For social media managers specifically, this matters in ways that go beyond personal productivity. Research phases for content strategy can involve dozens of saved references – competitor analysis, trend reports, platform updates, audience behavior studies. Keeping all of that inside a dedicated bookmarking app means constantly context-switching back to it, re-reading saved pieces, and manually carrying insights into wherever the actual work happens. Notion collapses that gap. The research and the strategy planning live in the same workspace, which is why tools like Notion’s AI content calendar have started absorbing planning workflows that previously required separate apps entirely.

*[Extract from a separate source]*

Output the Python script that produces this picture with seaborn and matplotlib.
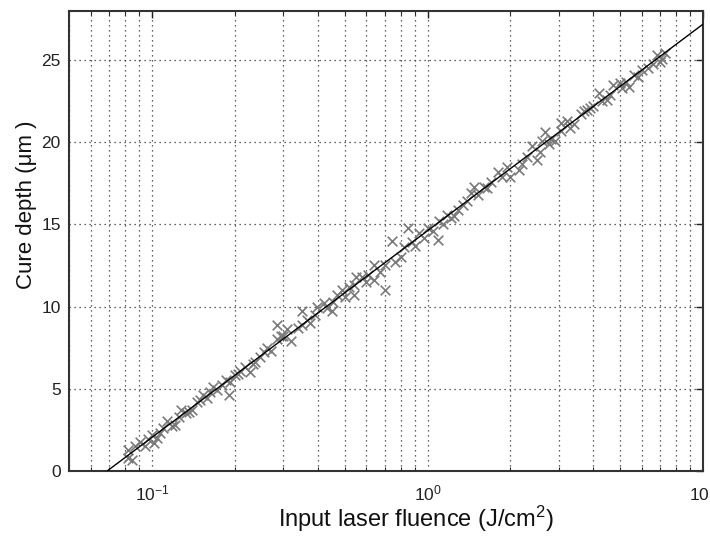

There’s also a collaboration dimension that standalone bookmarking apps have never solved well. Sharing a Pocket folder with a teammate is clunky and static. Sharing a Notion database of clipped research is live, editable, and integrated into whatever project the team is already running. A content team can clip, annotate, discuss, and act on saved content without ever leaving the same workspace. That kind of frictionless handoff is difficult to replicate with tools that were designed to serve individual readers rather than collaborative teams.

The Replacement Is Already Happening
Pocket, Raindrop, Instapaper, and their peers aren’t disappearing tomorrow. They still have real user bases, loyal habits built up over years, and specific use cases – particularly for personal reading queues – where they remain genuinely useful. But the professional bookmarking use case, where saved content feeds directly into active work, is shifting. Notion’s Web Clipper is capturing that segment, not by competing on feature lists, but by making the saved content immediately actionable inside the workspace where decisions get made.
The broader bookmarking app market has struggled to articulate what problem it actually solves in an era where AI can summarize, organize, and connect information automatically. Raindrop added smart collections. Pocket added a text-to-speech feature. Instapaper added notes. None of those additions address the core issue: that saving information and using information are two different cognitive tasks, and bookmarking apps have only ever handled the first one. Notion handles both, and the gap is widening.
Dedicated social bookmarking platforms built their identity around curation and discovery – the idea that the value was in what you saved and what you shared. But curation without synthesis is just hoarding with good taste. The people who clipped the most aggressively in Pocket rarely had better-informed work than those who saved less but processed more. Notion’s model bets that synthesis matters more than volume, and the early adoption patterns suggest that bet is paying off.
What remains genuinely unresolved is whether Notion’s AI layer will stay reliable as workspaces scale. Large Notion databases with thousands of clipped pages can become slow, and AI summaries occasionally miss context in ways that require manual correction. For individual researchers and small teams, these are minor friction points. For larger organizations with complex information hierarchies, they’re real constraints – and exactly the kind of opening a focused competitor could still walk through.
Frequently Asked Questions
What makes Notion’s Web Clipper different from Pocket or Instapaper?
Notion’s Web Clipper uses AI to summarize, tag, and connect saved content to related notes automatically, whereas Pocket and Instapaper simply store links for later reading.
Can Notion’s Web Clipper replace a dedicated bookmarking app for teams?
For teams doing active content research, yes – Notion keeps clipped content inside a collaborative workspace so research feeds directly into planning without switching tools.